§ Task details: Every line below that contains "with" is to be copied.

Entries from a dataset:
----------------

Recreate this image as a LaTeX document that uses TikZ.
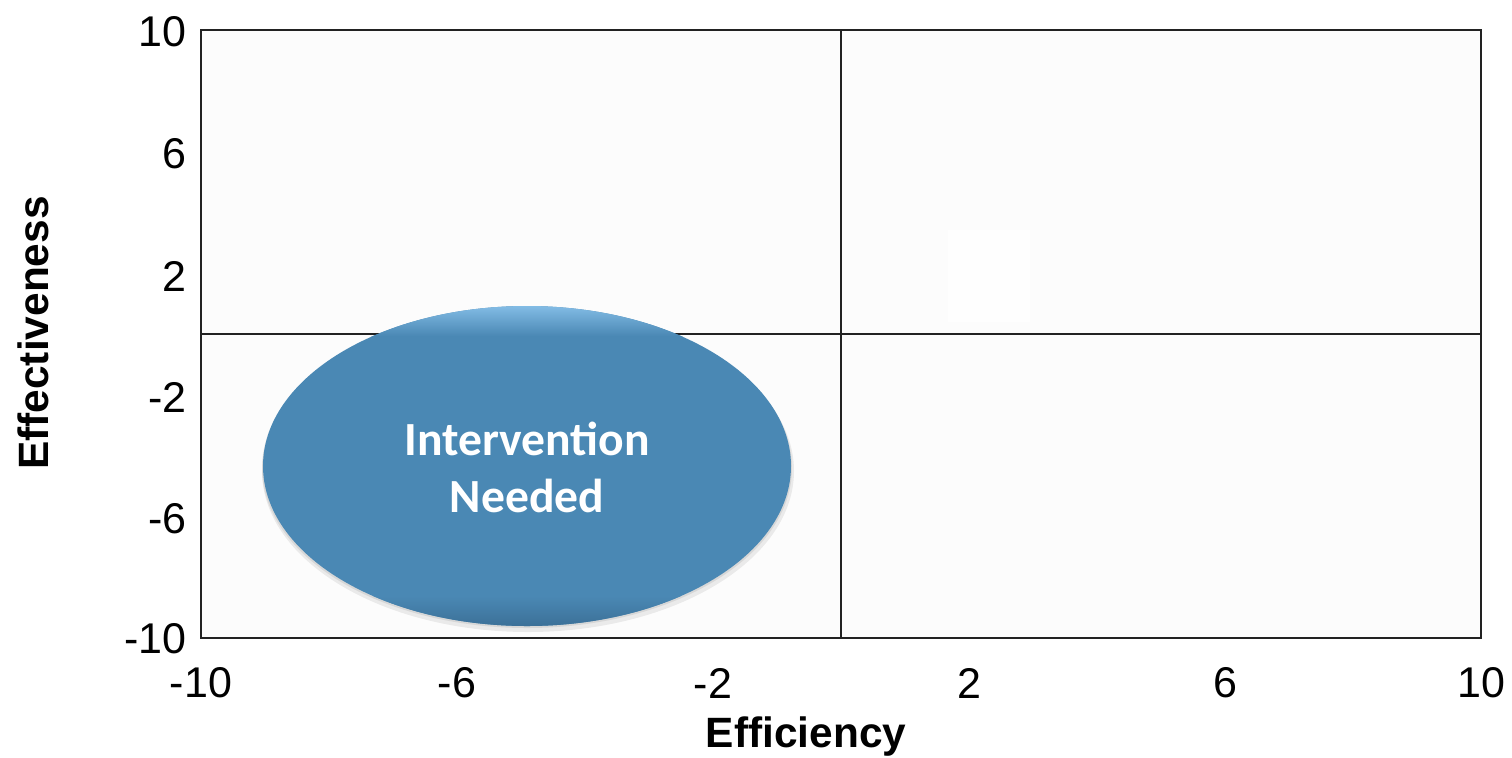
\documentclass[tikz,border=0pt]{standalone}
\usepackage{fontspec}
\setmainfont{Liberation Sans}
\newfontfamily\calib{Carlito}
\usetikzlibrary{shapes.geometric}
\definecolor{plotbg}{HTML}{FCFCFC}
\definecolor{faintsq}{HTML}{FEFEFE}
\definecolor{ellfill}{HTML}{4A88B4}
\definecolor{ellrim}{HTML}{86BFE8}
\definecolor{elldark}{HTML}{3B6F96}
\definecolor{axisline}{HTML}{222222}
\tikzset{
  tick/.style={font=\fontsize{21.5}{24}\selectfont, inner sep=0pt},
  axlabel/.style={font=\fontsize{21.2}{24}\selectfont\bfseries, inner sep=0pt},
  gridline/.style={draw=axisline, line width=0.9pt},
  blob/.style={ellipse, minimum width=264pt, minimum height=160pt, inner sep=0pt,
    text=white, align=center, font=\calib\fontsize{23.8}{28.5}\selectfont\bfseries}
}
\begin{document}
\begin{tikzpicture}[x=0.5pt,y=-0.5pt]
\useasboundingbox (0,0) rectangle (1512,757);
% plot area
\fill[plotbg] (201,30) rectangle (1481,638);
\fill[faintsq] (948,230) rectangle (1030,322);
\coordinate (tl) at (201,30);
\coordinate (br) at (1481,638);
\coordinate (vt) at (841,30);
\coordinate (vb) at (841,638);
\coordinate (hl) at (201,334);
\coordinate (hr) at (1481,334);
\draw[gridline] (vt) -- (vb);
\draw[gridline] (hl) -- (hr);
\draw[gridline] (tl) rectangle (br);
% ellipse with soft shadow
\fill[black, opacity=0.07] (528,471) ellipse (266 and 161);
\fill[black, opacity=0.08] (527,468) ellipse (265 and 160);
\node[blob, fill=ellfill] (rim) at (527,466) {};
\begin{scope}
  \clip (527,466) ellipse (264 and 160);
  \shade[top color=ellrim, bottom color=ellfill] (250,304) rectangle (800,336);
  \shade[top color=ellfill, bottom color=elldark] (250,596) rectangle (800,628);
\end{scope}
\node[blob] (iv) at (527,467) {Intervention\\Needed};
% y ticks
\node[tick, anchor=east] (y10) at (187,32) {10};
\node[tick, anchor=east] (y6) at (187,154) {6};
\node[tick, anchor=east] (y2) at (187,276) {2};
\node[tick, anchor=east] (ym2) at (187,397) {-2};
\node[tick, anchor=east] (ym6) at (187,519) {-6};
\node[tick, anchor=east] (ym10) at (187,639) {-10};
% x ticks
\node[tick] (xm10) at (201,683) {-10};
\node[tick] (xm6) at (457,683) {-6};
\node[tick] (xm2) at (713,683) {-2};
\node[tick] (x2) at (969,683) {2};
\node[tick] (x6) at (1225,683) {6};
\node[tick] (x10) at (1481,683) {10};
% axis labels
\node[axlabel] (xlab) at (806,737) {Efficiency};
\node[axlabel, rotate=90] (ylab) at (33,333) {Effectiveness};
\end{tikzpicture}
\end{document}
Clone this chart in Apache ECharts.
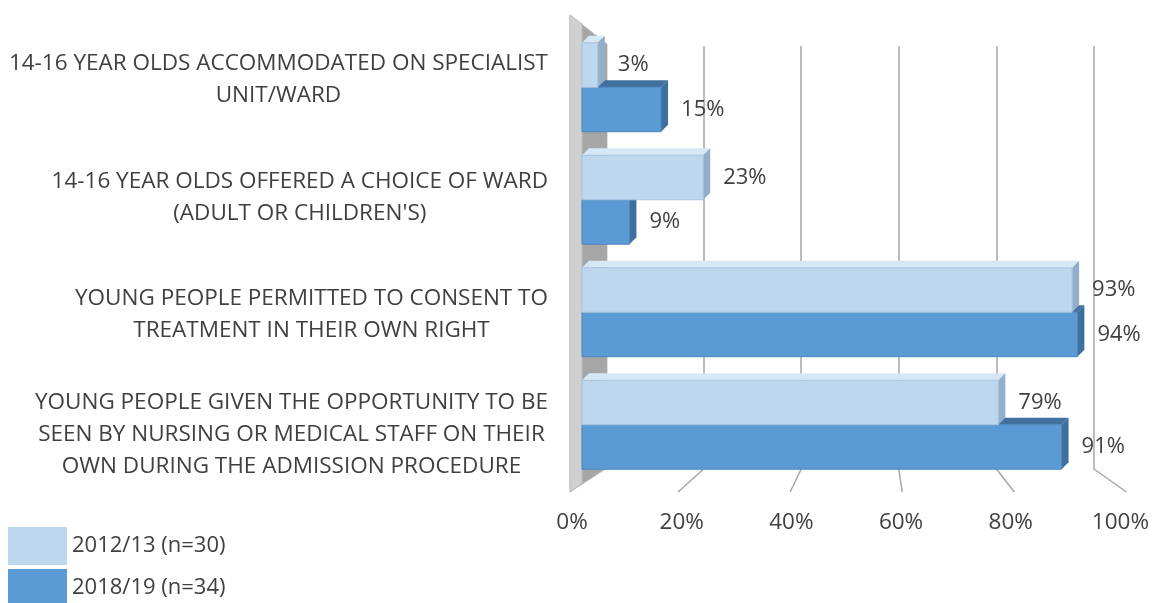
<!DOCTYPE html>
<html><head><meta charset="utf-8">
<script src="https://cdn.jsdelivr.net/npm/echarts@6/dist/echarts.min.js"></script>
<style>html,body{margin:0;padding:0;background:#fff}#c{width:1152px;height:603px}</style>
</head><body><div id="c"></div>
<script>
const categories = [
  "14-16 YEAR OLDS ACCOMMODATED ON SPECIALIST\nUNIT/WARD",
  "14-16 YEAR OLDS OFFERED A CHOICE OF WARD\n(ADULT OR CHILDREN'S)",
  "YOUNG PEOPLE PERMITTED TO CONSENT TO\nTREATMENT IN THEIR OWN RIGHT",
  "YOUNG PEOPLE GIVEN THE OPPORTUNITY TO BE\nSEEN BY NURSING OR MEDICAL STAFF ON THEIR\nOWN DURING THE ADMISSION PROCEDURE"
];
const seriesNames = ["2012/13 (n=30)", "2018/19 (n=34)"];
const values2012 = [3, 23, 93, 79];
const values2018 = [15, 9, 94, 91];
const tickMin = 0, tickMax = 100, tickStep = 20;

// layout-only: vertical nudge of each category label block (px, + = down)
const labelNudge = [-8, -2, 2, 10];

const FONT = "'Open Sans', sans-serif";
const WEIGHT = 400;
const TXT = '#404040';
const DEPTH = 7;
const palette = [
  {front: '#BDD7EE', side: '#93AECB', top: '#D6E7F6', edge: '#A8C4E0'},
  {front: '#5B9BD5', side: '#3F6F9E', top: '#41719C', edge: '#4A86BF'}
];

const chart = echarts.init(document.getElementById('c'), null, {renderer: 'canvas'});

function makeRender(sIdx) {
  return function (params, api) {
    const cat = api.value(0), val = api.value(1);
    const p0 = api.coord([0, cat]);
    const p1 = api.coord([val, cat]);
    const band = api.size([0, 1])[1];
    const h = band * 0.395;
    const y0 = p0[1] - h + sIdx * h;
    const x0 = p0[0], x1 = p1[0];
    const c = palette[sIdx], d = DEPTH;
    return {
      type: 'group',
      children: [
        {type: 'polygon', shape: {points: [[x0, y0], [x0 + d, y0 - d], [x1 + d, y0 - d], [x1, y0]]},
         style: {fill: c.top}},
        {type: 'polygon', shape: {points: [[x1, y0], [x1 + d, y0 - d], [x1 + d, y0 + h - d], [x1, y0 + h]]},
         style: {fill: c.side}},
        {type: 'rect', shape: {x: x0, y: y0, width: x1 - x0, height: h},
         style: {fill: c.front, stroke: c.edge, lineWidth: 1}},
        {type: 'text', x: x1 + d + 13, y: y0 + h / 2,
         style: {text: val + '%', fill: TXT, font: WEIGHT + ' 22px ' + FONT, verticalAlign: 'middle', align: 'left'}}
      ]
    };
  };
}

const rich = {c: {align: 'center', fontFamily: FONT, fontWeight: WEIGHT, fontSize: 22.5, color: TXT, lineHeight: 32}};
labelNudge.forEach((n, i) => { rich['p' + i] = {lineHeight: Math.max(1, Math.abs(n) * 2), fontSize: 1}; });

const wall = [
  {id: 'wallBack', type: 'polygon', z: -10, shape: {points: [[570,15],[607,44],[607,468],[570,492]]},
   style: {fill: '#A6A6A6', stroke: '#BFBFBF', lineWidth: 1}},
  {id: 'wallFront', type: 'polygon', z: -9, shape: {points: [[570,15],[582,24],[582,483],[570,492]]},
   style: {fill: '#D0D0D0', stroke: '#BFBFBF', lineWidth: 1}}
];

chart.setOption({
  animation: false,
  backgroundColor: '#fff',
  graphic: wall,
  grid: [
    {left: 582, right: 43, top: 31, bottom: 122},
    {left: 606, right: 58, top: 46, bottom: 133},
    {left: 572, right: 30, top: 31, bottom: 111}
  ],
  legend: {
    data: seriesNames, orient: 'vertical', left: 8, top: 527, height: 120,
    itemWidth: 59, itemHeight: 38, itemGap: 4, icon: 'rect', padding: 0,
    textStyle: {fontFamily: FONT, fontWeight: WEIGHT, fontSize: 22, color: TXT}
  },
  xAxis: [
    {gridIndex: 0, type: 'value', min: tickMin, max: tickMax, interval: tickStep,
     axisLabel: {show: false}, axisLine: {show: false}, axisTick: {show: false}, splitLine: {show: false}},
    {gridIndex: 1, type: 'value', min: tickMin, max: tickMax, interval: tickStep,
     axisLabel: {show: false}, axisLine: {show: false}, axisTick: {show: false},
     splitLine: {show: true, lineStyle: {color: '#A6A6A6', width: 1.5}}},
    {gridIndex: 2, type: 'value', min: tickMin, max: tickMax, interval: tickStep,
     axisLine: {show: false}, splitLine: {show: false}, axisTick: {show: false},
     axisLabel: {margin: 19, fontFamily: FONT, fontWeight: WEIGHT, fontSize: 22.5, color: TXT, formatter: v => v + '%'}}
  ],
  yAxis: [
    {gridIndex: 0, type: 'category', data: categories, inverse: true,
     axisLine: {show: false}, axisTick: {show: false},
     axisLabel: {margin: 34, fontFamily: FONT, fontWeight: WEIGHT, fontSize: 22.5, color: TXT, align: 'right',
       formatter: (v, i) => {
         const body = v.split('\n').map(s => '{c|' + s + '}').join('\n');
         const n = labelNudge[i] || 0;
         if (n < 0) return body + '\n{p' + i + '| }';
         if (n > 0) return '{p' + i + '| }\n' + body;
         return body;
       },
       rich: rich}},
    {gridIndex: 1, type: 'category', data: categories, show: false},
    {gridIndex: 2, type: 'category', data: categories, show: false}
  ],
  series: [
    {name: seriesNames[0], type: 'custom', xAxisIndex: 0, yAxisIndex: 0, z: 3,
     data: values2012.map((v, i) => [i, v]), encode: {x: 1, y: 0},
     itemStyle: {color: palette[0].front}, renderItem: makeRender(0)},
    {name: seriesNames[1], type: 'custom', xAxisIndex: 0, yAxisIndex: 0, z: 2,
     data: values2018.map((v, i) => [i, v]), encode: {x: 1, y: 0},
     itemStyle: {color: palette[1].front}, renderItem: makeRender(1)}
  ]
});

// floor ticks: join each back-wall gridline foot to its front tick label position
const floorLines = [];
for (let t = tickMin + tickStep; t <= tickMax; t += tickStep) {
  const bx = chart.convertToPixel({xAxisIndex: 1}, t);
  const fx = chart.convertToPixel({xAxisIndex: 2}, t);
  floorLines.push({type: 'line', z: -5, shape: {x1: bx, y1: 469, x2: fx + (t - 50) * 0.12, y2: 492},
    style: {stroke: '#A6A6A6', lineWidth: 1.5}});
}
chart.setOption({graphic: wall.concat(floorLines)});
</script></body></html>
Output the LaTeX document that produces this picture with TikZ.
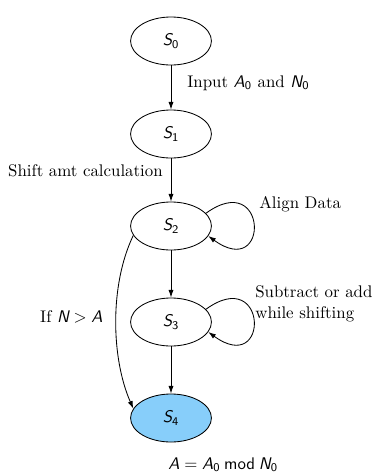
\documentclass[tikz,border=0pt]{standalone}
\usepackage{amsmath}
\usetikzlibrary{arrows.meta,shapes.geometric}
\newcommand{\sv}[1]{\textsf{\slshape #1}}
\newcommand{\sn}[1]{\textsf{#1}}
\definecolor{nodeblue}{RGB}{135,206,250}
\begin{document}
\begin{tikzpicture}[x=0.5935pt,y=0.5935pt,
  state/.style={ellipse, draw, line width=0.5pt, minimum width=48pt, minimum height=28.5pt, inner sep=0pt},
  edge/.style={-{Latex[length=4.5pt,width=3pt]}, line width=0.5pt},
  lbl/.style={inner sep=0pt}]
\useasboundingbox (0,0) rectangle (374,-472);
\node[state] (S0) at (171,-41) {$\sv{S}_{\sn{0}}$};
\node[state] (S1) at (171,-134) {$\sv{S}_{\sn{1}}$};
\node[state] (S2) at (171,-226) {$\sv{S}_{\sn{2}}$};
\node[state] (S3) at (171,-322) {$\sv{S}_{\sn{3}}$};
\node[state, fill=nodeblue] (S4) at (171,-418) {$\sv{S}_{\sn{4}}$};
\draw[edge] (S0) -- (S1);
\draw[edge] (S1) -- (S2);
\draw[edge] (S2) -- (S3);
\draw[edge] (S3) -- (S4);
\draw[edge] (S2.20) .. controls +(62,45) and +(62,-45) .. (S2.-15);
\draw[edge] (S3.20) .. controls +(62,45) and +(62,-45) .. (S3.-15);
\draw[edge] (S2.194) .. controls +(-24,-50) and +(-22,50) .. (S4.166);
\node[lbl, anchor=base west] (l1) at (187,-87) {Input $\sv{A}_{\sn{0}}$ and $\sv{N}_{\sn{0}}$};
\node[lbl, anchor=base east] (l2) at (163,-176) {Shift amt calculation};
\node[lbl, anchor=base west] (l3) at (259,-208) {Align Data};
\node[lbl, anchor=base west, align=left] (l4) at (255,-318) {Subtract or add\\while shifting};
\node[lbl, anchor=base east] (l5) at (103,-322) {If $\sv{N} > \sv{A}$};
\node[lbl, anchor=base west] (l6) at (168,-469) {$\sv{A} = \sv{A}_{\sn{0}} \mathbin{\sn{mod}} \sv{N}_{\sn{0}}$};
\end{tikzpicture}
\end{document}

----------------

§ Worked answer:
% ellipse with soft shadow
Output the LaTeX document that produces this picture with TikZ.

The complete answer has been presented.